Stated exercise: Print exactly the lines running from the one that holds "Rebuild this chart" through the one that holds "Label, XAxis, YAxis", please, and leave the pictures out.

Data records:
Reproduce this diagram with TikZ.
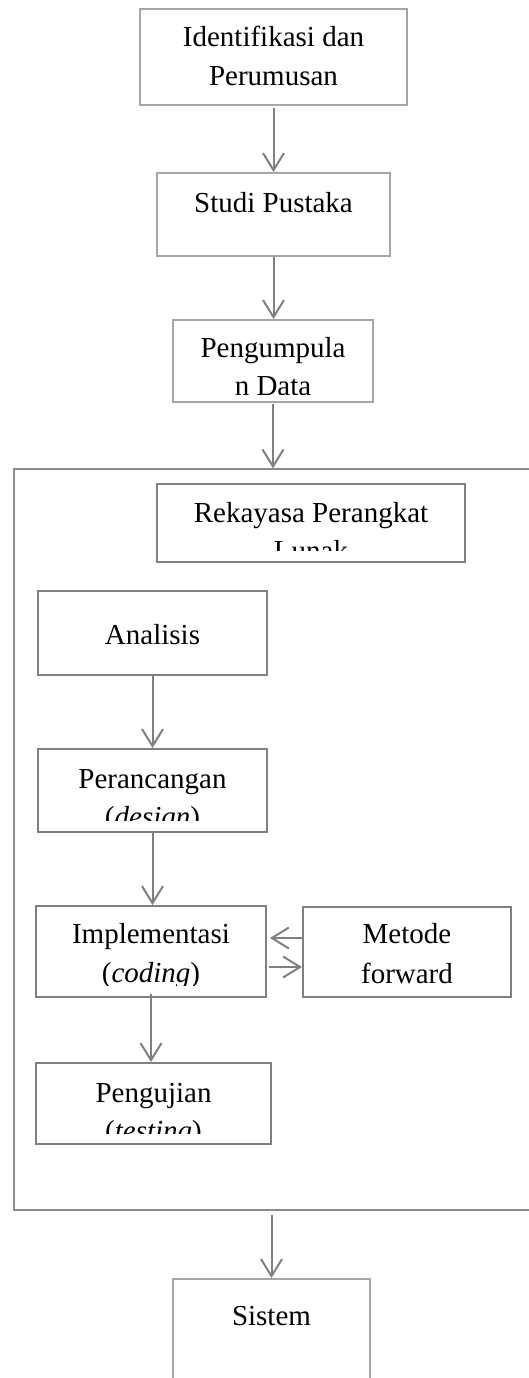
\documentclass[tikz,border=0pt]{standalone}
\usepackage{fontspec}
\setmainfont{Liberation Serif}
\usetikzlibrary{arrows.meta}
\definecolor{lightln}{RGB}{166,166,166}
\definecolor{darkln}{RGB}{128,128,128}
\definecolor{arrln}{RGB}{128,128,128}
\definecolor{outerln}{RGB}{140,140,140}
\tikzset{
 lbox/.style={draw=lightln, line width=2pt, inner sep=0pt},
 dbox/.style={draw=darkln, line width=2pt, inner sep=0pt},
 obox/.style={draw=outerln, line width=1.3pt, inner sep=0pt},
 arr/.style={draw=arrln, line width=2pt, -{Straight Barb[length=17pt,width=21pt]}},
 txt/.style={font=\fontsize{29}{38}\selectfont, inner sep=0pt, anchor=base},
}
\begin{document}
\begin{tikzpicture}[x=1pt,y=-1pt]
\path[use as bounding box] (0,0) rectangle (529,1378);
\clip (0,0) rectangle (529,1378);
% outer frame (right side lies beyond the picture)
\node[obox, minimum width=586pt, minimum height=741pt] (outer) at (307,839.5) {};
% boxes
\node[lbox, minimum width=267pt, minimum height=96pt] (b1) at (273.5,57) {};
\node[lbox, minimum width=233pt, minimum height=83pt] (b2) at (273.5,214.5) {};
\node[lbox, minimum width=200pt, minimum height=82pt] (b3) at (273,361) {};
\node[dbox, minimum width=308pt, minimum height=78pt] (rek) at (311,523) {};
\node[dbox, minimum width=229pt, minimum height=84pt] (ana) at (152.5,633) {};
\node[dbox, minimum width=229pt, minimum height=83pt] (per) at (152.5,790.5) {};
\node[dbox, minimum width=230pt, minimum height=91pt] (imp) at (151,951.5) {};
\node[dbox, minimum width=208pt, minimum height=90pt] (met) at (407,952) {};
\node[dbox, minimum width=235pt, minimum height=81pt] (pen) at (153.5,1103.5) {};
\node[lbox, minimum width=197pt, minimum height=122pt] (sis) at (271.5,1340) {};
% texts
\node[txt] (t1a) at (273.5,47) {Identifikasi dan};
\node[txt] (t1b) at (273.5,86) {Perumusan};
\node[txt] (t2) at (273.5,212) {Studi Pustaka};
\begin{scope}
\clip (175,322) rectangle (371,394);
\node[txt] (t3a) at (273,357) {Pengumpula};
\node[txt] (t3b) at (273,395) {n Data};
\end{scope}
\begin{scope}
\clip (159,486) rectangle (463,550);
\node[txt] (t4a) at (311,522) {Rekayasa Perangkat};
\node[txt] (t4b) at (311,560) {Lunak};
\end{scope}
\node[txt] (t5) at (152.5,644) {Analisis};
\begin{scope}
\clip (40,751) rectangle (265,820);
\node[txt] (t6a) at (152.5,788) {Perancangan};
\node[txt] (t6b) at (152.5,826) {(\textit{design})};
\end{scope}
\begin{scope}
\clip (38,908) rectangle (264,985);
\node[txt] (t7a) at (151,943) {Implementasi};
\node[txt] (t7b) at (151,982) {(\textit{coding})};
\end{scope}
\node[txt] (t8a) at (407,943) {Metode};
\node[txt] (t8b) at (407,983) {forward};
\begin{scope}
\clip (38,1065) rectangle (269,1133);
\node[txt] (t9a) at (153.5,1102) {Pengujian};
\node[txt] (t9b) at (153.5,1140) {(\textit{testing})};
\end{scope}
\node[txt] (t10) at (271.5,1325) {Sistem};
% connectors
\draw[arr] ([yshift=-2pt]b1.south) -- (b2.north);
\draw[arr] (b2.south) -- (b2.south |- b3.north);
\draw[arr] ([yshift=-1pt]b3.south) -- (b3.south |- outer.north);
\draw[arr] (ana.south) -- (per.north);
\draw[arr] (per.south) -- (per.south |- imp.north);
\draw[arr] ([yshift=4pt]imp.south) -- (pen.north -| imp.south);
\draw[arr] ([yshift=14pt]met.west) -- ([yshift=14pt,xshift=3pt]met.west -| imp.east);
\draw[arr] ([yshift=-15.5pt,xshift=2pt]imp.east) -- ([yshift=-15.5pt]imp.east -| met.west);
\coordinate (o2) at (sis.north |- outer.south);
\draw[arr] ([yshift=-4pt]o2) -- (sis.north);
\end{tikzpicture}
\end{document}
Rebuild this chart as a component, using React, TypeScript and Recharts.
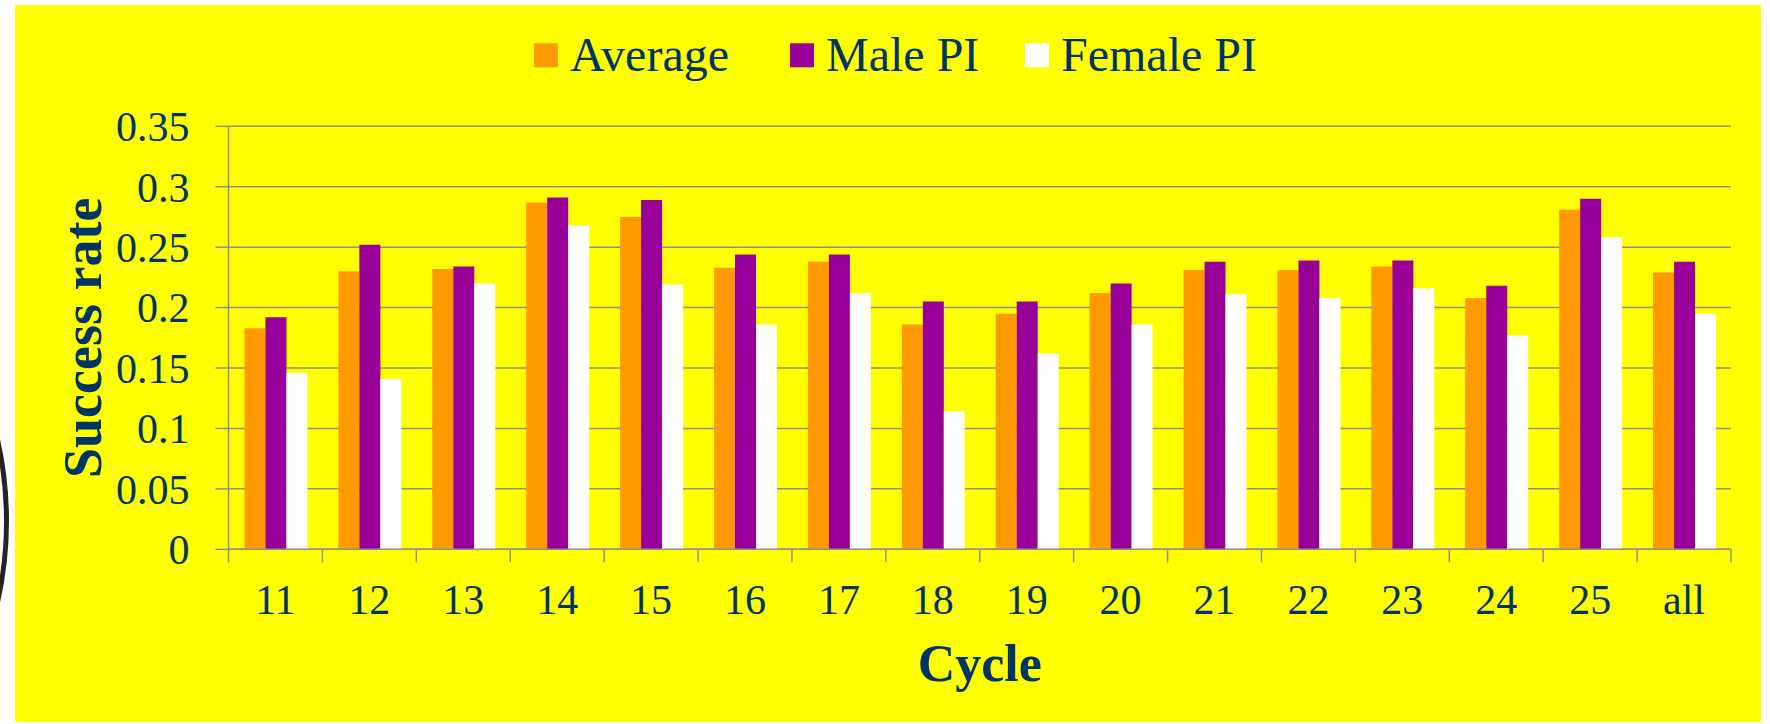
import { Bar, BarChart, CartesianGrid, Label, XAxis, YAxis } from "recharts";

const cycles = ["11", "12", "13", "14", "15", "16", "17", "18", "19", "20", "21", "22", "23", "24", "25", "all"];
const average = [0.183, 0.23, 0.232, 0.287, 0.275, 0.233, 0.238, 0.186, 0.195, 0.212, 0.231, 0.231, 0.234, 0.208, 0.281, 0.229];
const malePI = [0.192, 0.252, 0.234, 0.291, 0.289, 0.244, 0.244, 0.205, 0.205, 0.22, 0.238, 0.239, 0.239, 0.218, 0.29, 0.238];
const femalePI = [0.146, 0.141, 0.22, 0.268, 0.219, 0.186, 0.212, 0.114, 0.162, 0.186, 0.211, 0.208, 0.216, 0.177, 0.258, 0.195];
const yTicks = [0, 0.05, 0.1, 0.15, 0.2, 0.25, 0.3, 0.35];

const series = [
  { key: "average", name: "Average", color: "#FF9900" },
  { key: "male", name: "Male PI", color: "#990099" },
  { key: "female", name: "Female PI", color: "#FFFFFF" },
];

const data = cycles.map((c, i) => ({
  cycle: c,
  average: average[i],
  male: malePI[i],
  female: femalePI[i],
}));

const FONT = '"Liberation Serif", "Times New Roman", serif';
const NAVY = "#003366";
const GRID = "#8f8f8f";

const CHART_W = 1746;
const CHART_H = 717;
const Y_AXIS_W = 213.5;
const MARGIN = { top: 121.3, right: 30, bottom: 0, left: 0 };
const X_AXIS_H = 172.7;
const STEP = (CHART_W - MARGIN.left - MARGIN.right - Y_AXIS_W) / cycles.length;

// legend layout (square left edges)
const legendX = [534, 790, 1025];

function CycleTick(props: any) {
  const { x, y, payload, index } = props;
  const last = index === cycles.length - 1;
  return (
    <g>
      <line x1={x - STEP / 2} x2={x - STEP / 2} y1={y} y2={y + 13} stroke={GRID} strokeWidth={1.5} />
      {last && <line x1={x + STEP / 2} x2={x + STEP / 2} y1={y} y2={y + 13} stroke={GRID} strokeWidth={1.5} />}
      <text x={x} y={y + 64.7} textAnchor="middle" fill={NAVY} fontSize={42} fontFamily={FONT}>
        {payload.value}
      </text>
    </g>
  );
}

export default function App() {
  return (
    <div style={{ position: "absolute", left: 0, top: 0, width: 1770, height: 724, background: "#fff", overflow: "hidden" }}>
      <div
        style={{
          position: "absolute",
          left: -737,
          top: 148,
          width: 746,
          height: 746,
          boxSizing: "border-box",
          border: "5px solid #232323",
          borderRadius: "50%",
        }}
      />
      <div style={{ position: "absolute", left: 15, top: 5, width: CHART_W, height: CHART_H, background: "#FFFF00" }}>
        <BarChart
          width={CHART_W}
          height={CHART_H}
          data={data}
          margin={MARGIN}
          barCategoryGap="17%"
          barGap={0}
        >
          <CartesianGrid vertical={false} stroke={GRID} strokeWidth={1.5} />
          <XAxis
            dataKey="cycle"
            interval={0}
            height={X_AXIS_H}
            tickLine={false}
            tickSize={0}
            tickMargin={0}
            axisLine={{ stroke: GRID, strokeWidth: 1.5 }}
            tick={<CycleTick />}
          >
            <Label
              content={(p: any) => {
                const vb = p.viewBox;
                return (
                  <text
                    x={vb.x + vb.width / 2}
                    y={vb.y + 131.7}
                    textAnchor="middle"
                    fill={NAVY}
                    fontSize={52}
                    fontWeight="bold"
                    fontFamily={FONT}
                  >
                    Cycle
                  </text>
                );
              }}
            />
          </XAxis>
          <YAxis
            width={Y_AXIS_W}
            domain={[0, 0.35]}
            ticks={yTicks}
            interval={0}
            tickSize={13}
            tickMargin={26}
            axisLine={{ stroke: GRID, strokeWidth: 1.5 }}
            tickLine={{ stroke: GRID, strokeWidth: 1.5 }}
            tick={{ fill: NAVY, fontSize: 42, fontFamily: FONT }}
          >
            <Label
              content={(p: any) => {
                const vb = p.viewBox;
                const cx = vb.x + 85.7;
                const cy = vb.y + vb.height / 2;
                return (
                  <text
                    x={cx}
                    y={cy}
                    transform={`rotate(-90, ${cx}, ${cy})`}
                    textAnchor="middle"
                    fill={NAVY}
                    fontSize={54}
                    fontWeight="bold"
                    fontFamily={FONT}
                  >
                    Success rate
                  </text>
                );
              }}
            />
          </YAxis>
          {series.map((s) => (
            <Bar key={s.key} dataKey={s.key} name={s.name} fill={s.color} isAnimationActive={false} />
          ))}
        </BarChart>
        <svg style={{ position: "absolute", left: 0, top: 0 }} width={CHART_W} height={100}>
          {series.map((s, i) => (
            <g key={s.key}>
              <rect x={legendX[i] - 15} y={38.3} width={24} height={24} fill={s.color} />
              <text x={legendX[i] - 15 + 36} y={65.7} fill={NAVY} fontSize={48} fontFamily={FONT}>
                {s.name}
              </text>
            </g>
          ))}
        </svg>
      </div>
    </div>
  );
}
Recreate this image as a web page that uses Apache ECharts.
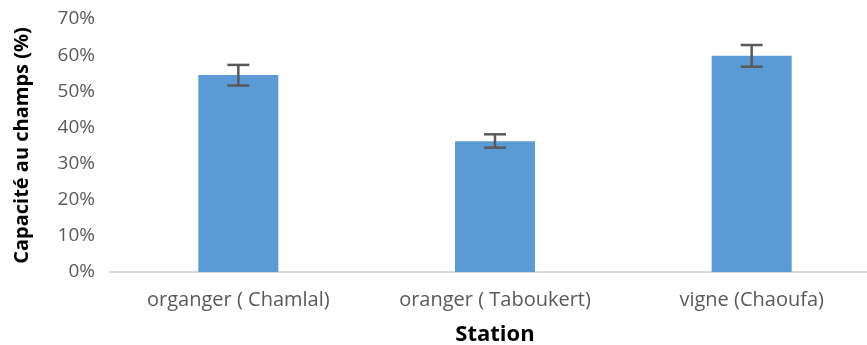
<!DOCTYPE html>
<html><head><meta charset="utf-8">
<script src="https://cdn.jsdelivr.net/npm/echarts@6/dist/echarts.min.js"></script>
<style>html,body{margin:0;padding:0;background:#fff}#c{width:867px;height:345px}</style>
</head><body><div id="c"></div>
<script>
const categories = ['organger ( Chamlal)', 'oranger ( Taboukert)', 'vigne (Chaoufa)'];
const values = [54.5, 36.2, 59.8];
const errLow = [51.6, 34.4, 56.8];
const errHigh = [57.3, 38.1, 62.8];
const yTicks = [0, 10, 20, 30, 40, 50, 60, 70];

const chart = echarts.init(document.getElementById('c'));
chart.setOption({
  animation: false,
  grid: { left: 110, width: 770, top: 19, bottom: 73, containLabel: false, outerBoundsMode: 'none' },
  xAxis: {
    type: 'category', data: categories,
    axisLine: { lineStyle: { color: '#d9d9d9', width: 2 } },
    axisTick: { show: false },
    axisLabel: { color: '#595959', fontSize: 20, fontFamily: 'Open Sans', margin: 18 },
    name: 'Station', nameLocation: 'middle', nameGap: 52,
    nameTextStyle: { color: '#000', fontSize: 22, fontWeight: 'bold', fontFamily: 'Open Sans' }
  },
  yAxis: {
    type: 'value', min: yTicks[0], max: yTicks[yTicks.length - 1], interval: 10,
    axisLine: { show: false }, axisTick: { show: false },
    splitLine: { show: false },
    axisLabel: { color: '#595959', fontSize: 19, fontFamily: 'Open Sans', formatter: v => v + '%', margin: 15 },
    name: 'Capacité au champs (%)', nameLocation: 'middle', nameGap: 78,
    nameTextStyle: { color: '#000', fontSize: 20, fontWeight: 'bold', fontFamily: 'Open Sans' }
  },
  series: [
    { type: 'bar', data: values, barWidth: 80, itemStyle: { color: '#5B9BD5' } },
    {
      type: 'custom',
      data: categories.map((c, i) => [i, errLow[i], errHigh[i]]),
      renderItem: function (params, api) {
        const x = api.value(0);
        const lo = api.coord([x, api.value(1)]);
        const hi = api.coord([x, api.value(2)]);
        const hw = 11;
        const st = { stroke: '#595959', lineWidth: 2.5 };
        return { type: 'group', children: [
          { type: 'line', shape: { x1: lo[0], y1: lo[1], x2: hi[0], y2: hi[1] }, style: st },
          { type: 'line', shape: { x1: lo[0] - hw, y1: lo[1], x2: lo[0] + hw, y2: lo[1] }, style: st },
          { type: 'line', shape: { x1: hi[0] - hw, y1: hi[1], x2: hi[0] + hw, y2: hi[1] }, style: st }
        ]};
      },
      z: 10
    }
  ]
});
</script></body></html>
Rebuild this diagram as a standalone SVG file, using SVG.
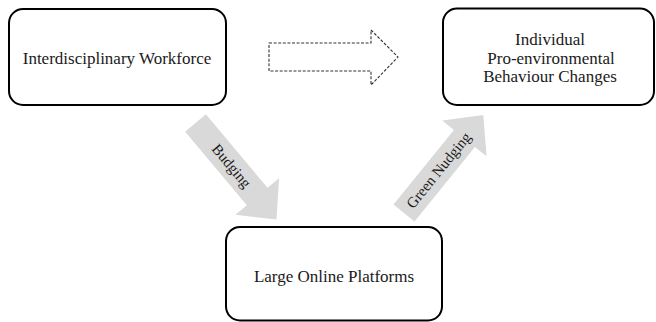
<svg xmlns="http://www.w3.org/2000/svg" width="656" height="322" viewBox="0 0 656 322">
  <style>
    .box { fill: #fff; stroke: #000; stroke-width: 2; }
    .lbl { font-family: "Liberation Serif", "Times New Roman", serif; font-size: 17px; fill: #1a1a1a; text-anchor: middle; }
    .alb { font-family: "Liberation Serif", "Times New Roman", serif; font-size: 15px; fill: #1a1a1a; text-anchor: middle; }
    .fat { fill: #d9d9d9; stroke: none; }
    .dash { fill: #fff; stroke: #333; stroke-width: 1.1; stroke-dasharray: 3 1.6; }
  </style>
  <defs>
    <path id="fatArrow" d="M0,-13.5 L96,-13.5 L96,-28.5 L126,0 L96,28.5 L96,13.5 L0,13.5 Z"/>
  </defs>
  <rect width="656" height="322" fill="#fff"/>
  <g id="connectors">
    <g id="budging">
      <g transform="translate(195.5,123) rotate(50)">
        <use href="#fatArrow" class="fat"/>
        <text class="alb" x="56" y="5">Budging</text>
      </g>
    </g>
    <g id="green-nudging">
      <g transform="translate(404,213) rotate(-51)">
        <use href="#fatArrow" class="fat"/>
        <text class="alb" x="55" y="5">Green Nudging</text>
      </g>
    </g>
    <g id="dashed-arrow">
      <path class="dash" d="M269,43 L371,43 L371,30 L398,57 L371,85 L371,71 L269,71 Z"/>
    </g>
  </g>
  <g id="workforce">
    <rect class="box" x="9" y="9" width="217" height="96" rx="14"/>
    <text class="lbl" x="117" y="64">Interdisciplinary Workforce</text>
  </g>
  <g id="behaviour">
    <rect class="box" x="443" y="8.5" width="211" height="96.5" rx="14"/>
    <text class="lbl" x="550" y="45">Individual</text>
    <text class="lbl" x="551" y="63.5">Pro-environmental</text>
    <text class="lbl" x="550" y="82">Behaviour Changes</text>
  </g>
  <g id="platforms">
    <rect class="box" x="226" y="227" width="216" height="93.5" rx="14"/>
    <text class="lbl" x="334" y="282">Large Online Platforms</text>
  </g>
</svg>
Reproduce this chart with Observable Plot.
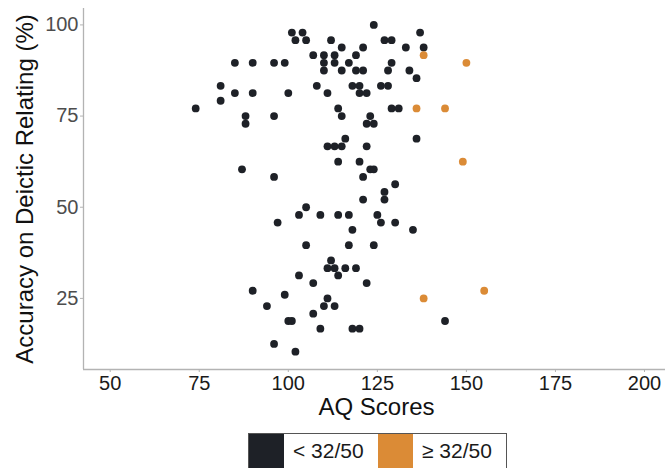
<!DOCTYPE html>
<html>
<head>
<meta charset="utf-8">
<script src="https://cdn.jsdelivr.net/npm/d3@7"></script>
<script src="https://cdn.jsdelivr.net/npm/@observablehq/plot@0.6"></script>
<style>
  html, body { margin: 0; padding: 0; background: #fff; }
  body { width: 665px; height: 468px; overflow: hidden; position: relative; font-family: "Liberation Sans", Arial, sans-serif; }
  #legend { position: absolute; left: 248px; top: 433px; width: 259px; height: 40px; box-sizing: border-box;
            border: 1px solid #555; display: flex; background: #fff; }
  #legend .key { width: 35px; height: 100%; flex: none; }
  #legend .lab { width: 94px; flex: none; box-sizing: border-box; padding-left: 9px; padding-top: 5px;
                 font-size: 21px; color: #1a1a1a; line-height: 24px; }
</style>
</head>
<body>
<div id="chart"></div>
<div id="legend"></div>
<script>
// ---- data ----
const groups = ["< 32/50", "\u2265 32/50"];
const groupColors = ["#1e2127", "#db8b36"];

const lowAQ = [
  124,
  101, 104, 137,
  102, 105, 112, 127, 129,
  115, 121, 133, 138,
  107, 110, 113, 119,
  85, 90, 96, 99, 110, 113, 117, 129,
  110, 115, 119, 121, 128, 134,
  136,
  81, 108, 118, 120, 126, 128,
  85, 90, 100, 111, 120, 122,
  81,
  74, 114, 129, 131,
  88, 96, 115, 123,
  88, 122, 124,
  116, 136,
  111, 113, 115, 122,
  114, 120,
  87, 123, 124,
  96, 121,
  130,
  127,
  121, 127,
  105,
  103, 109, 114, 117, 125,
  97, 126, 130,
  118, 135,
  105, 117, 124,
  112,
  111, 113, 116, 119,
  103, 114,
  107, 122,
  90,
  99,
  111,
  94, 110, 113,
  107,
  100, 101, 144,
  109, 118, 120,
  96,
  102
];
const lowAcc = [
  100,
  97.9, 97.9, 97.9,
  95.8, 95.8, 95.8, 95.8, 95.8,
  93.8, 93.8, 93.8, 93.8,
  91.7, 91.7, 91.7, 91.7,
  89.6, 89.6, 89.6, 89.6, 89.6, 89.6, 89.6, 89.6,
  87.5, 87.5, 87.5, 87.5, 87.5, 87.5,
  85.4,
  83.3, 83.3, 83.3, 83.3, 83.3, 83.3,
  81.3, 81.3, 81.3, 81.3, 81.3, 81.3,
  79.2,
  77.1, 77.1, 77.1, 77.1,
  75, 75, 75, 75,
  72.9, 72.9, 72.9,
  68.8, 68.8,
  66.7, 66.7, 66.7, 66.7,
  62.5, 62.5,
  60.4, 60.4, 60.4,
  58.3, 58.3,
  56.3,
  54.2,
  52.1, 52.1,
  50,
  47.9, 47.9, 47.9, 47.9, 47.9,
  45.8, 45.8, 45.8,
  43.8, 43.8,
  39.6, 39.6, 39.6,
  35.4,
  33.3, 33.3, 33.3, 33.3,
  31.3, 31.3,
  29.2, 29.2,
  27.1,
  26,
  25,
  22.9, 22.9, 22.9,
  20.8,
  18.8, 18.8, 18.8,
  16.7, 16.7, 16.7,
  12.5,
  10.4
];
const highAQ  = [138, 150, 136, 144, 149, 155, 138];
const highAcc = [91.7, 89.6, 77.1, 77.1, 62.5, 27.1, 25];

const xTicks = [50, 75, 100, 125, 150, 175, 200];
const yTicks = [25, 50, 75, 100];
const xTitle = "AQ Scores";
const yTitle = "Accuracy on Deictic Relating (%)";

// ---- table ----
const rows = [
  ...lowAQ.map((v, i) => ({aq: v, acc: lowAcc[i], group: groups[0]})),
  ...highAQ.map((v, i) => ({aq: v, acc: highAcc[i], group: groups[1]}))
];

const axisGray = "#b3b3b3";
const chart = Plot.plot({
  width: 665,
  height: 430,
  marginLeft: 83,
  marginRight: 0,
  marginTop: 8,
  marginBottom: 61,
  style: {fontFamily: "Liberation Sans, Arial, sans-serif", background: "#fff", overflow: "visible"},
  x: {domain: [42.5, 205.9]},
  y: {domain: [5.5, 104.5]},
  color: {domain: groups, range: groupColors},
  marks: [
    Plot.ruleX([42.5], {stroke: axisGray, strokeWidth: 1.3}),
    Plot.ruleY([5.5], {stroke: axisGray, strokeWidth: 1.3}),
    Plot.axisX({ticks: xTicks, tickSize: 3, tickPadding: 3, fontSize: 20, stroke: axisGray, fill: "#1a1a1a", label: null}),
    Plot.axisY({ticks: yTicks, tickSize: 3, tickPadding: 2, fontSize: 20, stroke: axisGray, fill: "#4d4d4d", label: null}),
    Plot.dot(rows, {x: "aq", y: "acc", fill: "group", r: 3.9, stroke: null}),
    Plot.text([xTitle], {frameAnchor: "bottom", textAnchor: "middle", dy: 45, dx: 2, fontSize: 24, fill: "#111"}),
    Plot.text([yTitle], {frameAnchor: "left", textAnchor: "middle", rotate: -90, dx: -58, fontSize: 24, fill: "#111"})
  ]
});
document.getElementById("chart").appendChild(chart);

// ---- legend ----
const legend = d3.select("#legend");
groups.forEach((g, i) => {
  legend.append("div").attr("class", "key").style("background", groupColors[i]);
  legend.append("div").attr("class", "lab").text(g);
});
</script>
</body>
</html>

Completed exercise:
Rebuild this chart as a component, using React, TypeScript and Recharts.
import { Bar, BarChart, CartesianGrid, Label, XAxis, YAxis } from "recharts";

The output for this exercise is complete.